Groups should also review whether their evidence speaks to the award language. For the CSR category described in the PCA post, that means showing commitment to ESG principles, including environmental care, social responsibility and equity, ethical business practices, and effective governance. A nomination that simply lists activities may be weaker than one that explains goals, implementation, outcomes, and lessons learned.
Local groups should also be cautious about public claims. Until PCA or the organizers confirm nominees or awardees, no organization should present itself as a nominee, finalist, or winner based only on an intention to apply. For readers following Eastern Visayas news, that caution is important. The story is not yet about who will win. It is about who is prepared, who is eligible, and whether the region's coconut-sector work can be documented before the deadline.
The 2026 Coconut Industry Sustainability Awards create a short but meaningful window for coconut-linked groups in Eastern Visayas.
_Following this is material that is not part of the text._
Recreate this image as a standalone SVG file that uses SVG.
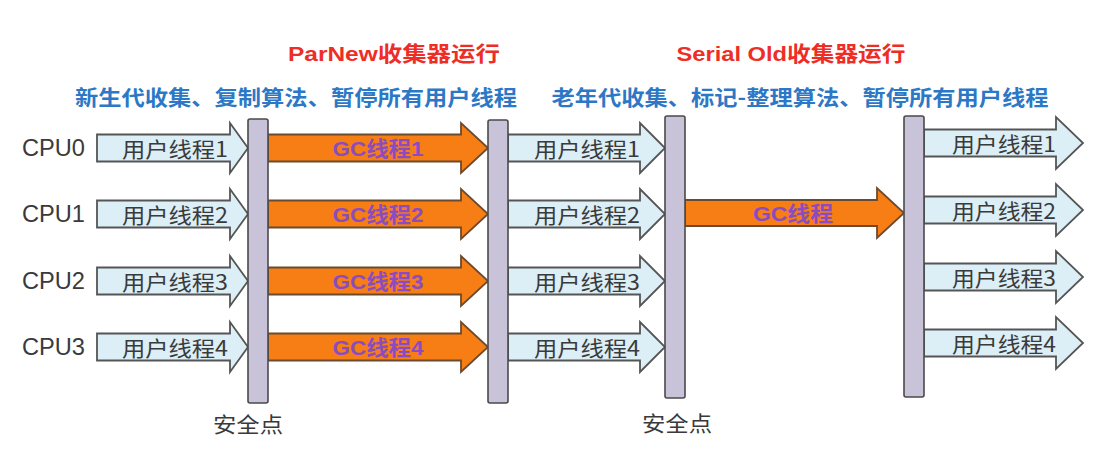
<svg xmlns="http://www.w3.org/2000/svg" width="1105" height="456" viewBox="0 0 1105 456">
<defs>
<style>
.bg{fill:#ffffff}
.bar{fill:#C9C3D9;stroke:#4a4a4a;stroke-width:1.6}
.ua{fill:#DCEEF6;stroke:#555555;stroke-width:1.8;stroke-linejoin:miter}
.ga{fill:#F67E14;stroke:#6b4a2e;stroke-width:1.8;stroke-linejoin:miter}
.cpu{font-family:"Liberation Sans","Noto Sans CJK SC",sans-serif;font-size:23px;fill:#3a3a3a;dominant-baseline:central}
.ut{font-family:"Noto Sans CJK SC","Liberation Sans",sans-serif;font-size:21px;fill:#3a3a3a;dominant-baseline:central;text-anchor:middle}
.gt{font-family:"Liberation Sans","Noto Sans CJK SC",sans-serif;font-size:21px;font-weight:bold;fill:#8A4CC0;dominant-baseline:central;text-anchor:middle}
.red{font-family:"Liberation Sans","Noto Sans CJK SC",sans-serif;font-size:21px;font-weight:bold;fill:#EE2E26;dominant-baseline:central;text-anchor:middle}
.blue{font-family:"Noto Sans CJK SC","Liberation Sans",sans-serif;font-size:21px;font-weight:bold;fill:#2C78C6;dominant-baseline:central;text-anchor:middle}
.safe{font-family:"Noto Sans CJK SC","Liberation Sans",sans-serif;font-size:21px;fill:#3a3a3a;dominant-baseline:central;text-anchor:middle}
</style>
</defs>
<rect class="bg" x="0" y="0" width="1105" height="456"/>

<g id="headers">
<text class="red" x="394" y="53" textLength="212" lengthAdjust="spacingAndGlyphs">ParNew收集器运行</text>
<text class="blue" x="296" y="96" textLength="442" lengthAdjust="spacingAndGlyphs">新生代收集、复制算法、暂停所有用户线程</text>
<text class="red" x="791" y="53" textLength="229" lengthAdjust="spacingAndGlyphs">Serial Old收集器运行</text>
<text class="blue" x="800" y="96" textLength="497" lengthAdjust="spacingAndGlyphs">老年代收集、标记-整理算法、暂停所有用户线程</text>
</g>

<g id="cpu-labels">
<text class="cpu" x="22" y="148" textLength="63" lengthAdjust="spacingAndGlyphs">CPU0</text>
<text class="cpu" x="22" y="214" textLength="63" lengthAdjust="spacingAndGlyphs">CPU1</text>
<text class="cpu" x="22" y="281" textLength="63" lengthAdjust="spacingAndGlyphs">CPU2</text>
<text class="cpu" x="22" y="347" textLength="63" lengthAdjust="spacingAndGlyphs">CPU3</text>
</g>

<g id="connectors">
<g id="u-left-0"><path class="ua" d="M97,134.5 H230 V123 L248,148 L230,173 V161.5 H97 Z"/><text class="ut" x="175" y="148" textLength="106" lengthAdjust="spacingAndGlyphs">用户线程1</text></g>
<g id="u-left-1"><path class="ua" d="M97,200.5 H230 V189 L248,214 L230,239 V227.5 H97 Z"/><text class="ut" x="175" y="214" textLength="106" lengthAdjust="spacingAndGlyphs">用户线程2</text></g>
<g id="u-left-2"><path class="ua" d="M97,267.5 H230 V256 L248,281 L230,306 V294.5 H97 Z"/><text class="ut" x="175" y="281" textLength="106" lengthAdjust="spacingAndGlyphs">用户线程3</text></g>
<g id="u-left-3"><path class="ua" d="M97,333.5 H230 V322 L248,347 L230,372 V360.5 H97 Z"/><text class="ut" x="175" y="347" textLength="106" lengthAdjust="spacingAndGlyphs">用户线程4</text></g>

<g id="gc-0"><path class="ga" d="M268,134.5 H461 V123 L488,148 L461,173 V161.5 H268 Z"/><text class="gt" x="378" y="148" textLength="91" lengthAdjust="spacingAndGlyphs">GC线程1</text></g>
<g id="gc-1"><path class="ga" d="M268,200.5 H461 V189 L488,214 L461,239 V227.5 H268 Z"/><text class="gt" x="378" y="214" textLength="91" lengthAdjust="spacingAndGlyphs">GC线程2</text></g>
<g id="gc-2"><path class="ga" d="M268,267.5 H461 V256 L488,281 L461,306 V294.5 H268 Z"/><text class="gt" x="378" y="281" textLength="91" lengthAdjust="spacingAndGlyphs">GC线程3</text></g>
<g id="gc-3"><path class="ga" d="M268,333.5 H461 V322 L488,347 L461,372 V360.5 H268 Z"/><text class="gt" x="378" y="347" textLength="91" lengthAdjust="spacingAndGlyphs">GC线程4</text></g>

<g id="u-mid-0"><path class="ua" d="M508,134.5 H640 V123 L665,148 L640,173 V161.5 H508 Z"/><text class="ut" x="587" y="148" textLength="106" lengthAdjust="spacingAndGlyphs">用户线程1</text></g>
<g id="u-mid-1"><path class="ua" d="M508,200.5 H640 V189 L665,214 L640,239 V227.5 H508 Z"/><text class="ut" x="587" y="214" textLength="106" lengthAdjust="spacingAndGlyphs">用户线程2</text></g>
<g id="u-mid-2"><path class="ua" d="M508,267.5 H640 V256 L665,281 L640,306 V294.5 H508 Z"/><text class="ut" x="587" y="281" textLength="106" lengthAdjust="spacingAndGlyphs">用户线程3</text></g>
<g id="u-mid-3"><path class="ua" d="M508,333.5 H640 V322 L665,347 L640,372 V360.5 H508 Z"/><text class="ut" x="587" y="347" textLength="106" lengthAdjust="spacingAndGlyphs">用户线程4</text></g>

<g id="gc-serial"><path class="ga" d="M685,200 H877 V188 L904,213 L877,238 V226 H685 Z"/><text class="gt" x="793" y="213" textLength="80" lengthAdjust="spacingAndGlyphs">GC线程</text></g>

<g id="u-right-0"><path class="ua" d="M924,129.5 H1056 V117 L1083,143 L1056,169 V156.5 H924 Z"/><text class="ut" x="1004" y="143" textLength="104" lengthAdjust="spacingAndGlyphs">用户线程1</text></g>
<g id="u-right-1"><path class="ua" d="M924,196.5 H1056 V184 L1083,210 L1056,236 V223.5 H924 Z"/><text class="ut" x="1004" y="210" textLength="104" lengthAdjust="spacingAndGlyphs">用户线程2</text></g>
<g id="u-right-2"><path class="ua" d="M924,263.5 H1056 V251 L1083,277 L1056,303 V290.5 H924 Z"/><text class="ut" x="1004" y="277" textLength="104" lengthAdjust="spacingAndGlyphs">用户线程3</text></g>
<g id="u-right-3"><path class="ua" d="M924,329.5 H1056 V317 L1083,343 L1056,369 V356.5 H924 Z"/><text class="ut" x="1004" y="343" textLength="104" lengthAdjust="spacingAndGlyphs">用户线程4</text></g>
</g>

<g id="bar-1"><rect class="bar" x="248" y="119" width="20" height="284" rx="2"/></g>
<g id="bar-2"><rect class="bar" x="488" y="120" width="20" height="283" rx="2"/></g>
<g id="bar-3"><rect class="bar" x="665" y="116" width="20" height="282" rx="2"/></g>
<g id="bar-4"><rect class="bar" x="904" y="116" width="20" height="281" rx="2"/></g>

<g id="safepoint-1"><text class="safe" x="248" y="423" textLength="70" lengthAdjust="spacingAndGlyphs">安全点</text></g>
<g id="safepoint-2"><text class="safe" x="677" y="422" textLength="70" lengthAdjust="spacingAndGlyphs">安全点</text></g>
</svg>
The PCA post confirms the call for entries and nominations, identifies the CSR category for coconut processing and manufacturing businesses, and sets July 24, 2026 as the submission deadline. It also places the awards within a broader effort to recognize farmers, MSMEs, exporters, CSR champions, and advocates across the coconut value chain.
For Region VIII, the opportunity is real but should not be overstated. The available sources support a practical alert for local processors, MSMEs, cooperatives, farmer-linked enterprises, CSR programs, and advocates. They do not support claims about current Eastern Visayas nominees or past winners. The next step is verification: local applicants should check the official forms and PCA regional channels, while journalists should confirm participation, eligibility, and any regional support before naming specific groups.
As a regional story, the awards deadline is useful because it turns a national announcement into a local question: which Eastern Visayas coconut-sector groups can show documented sustainability work, and can they do it before July 24?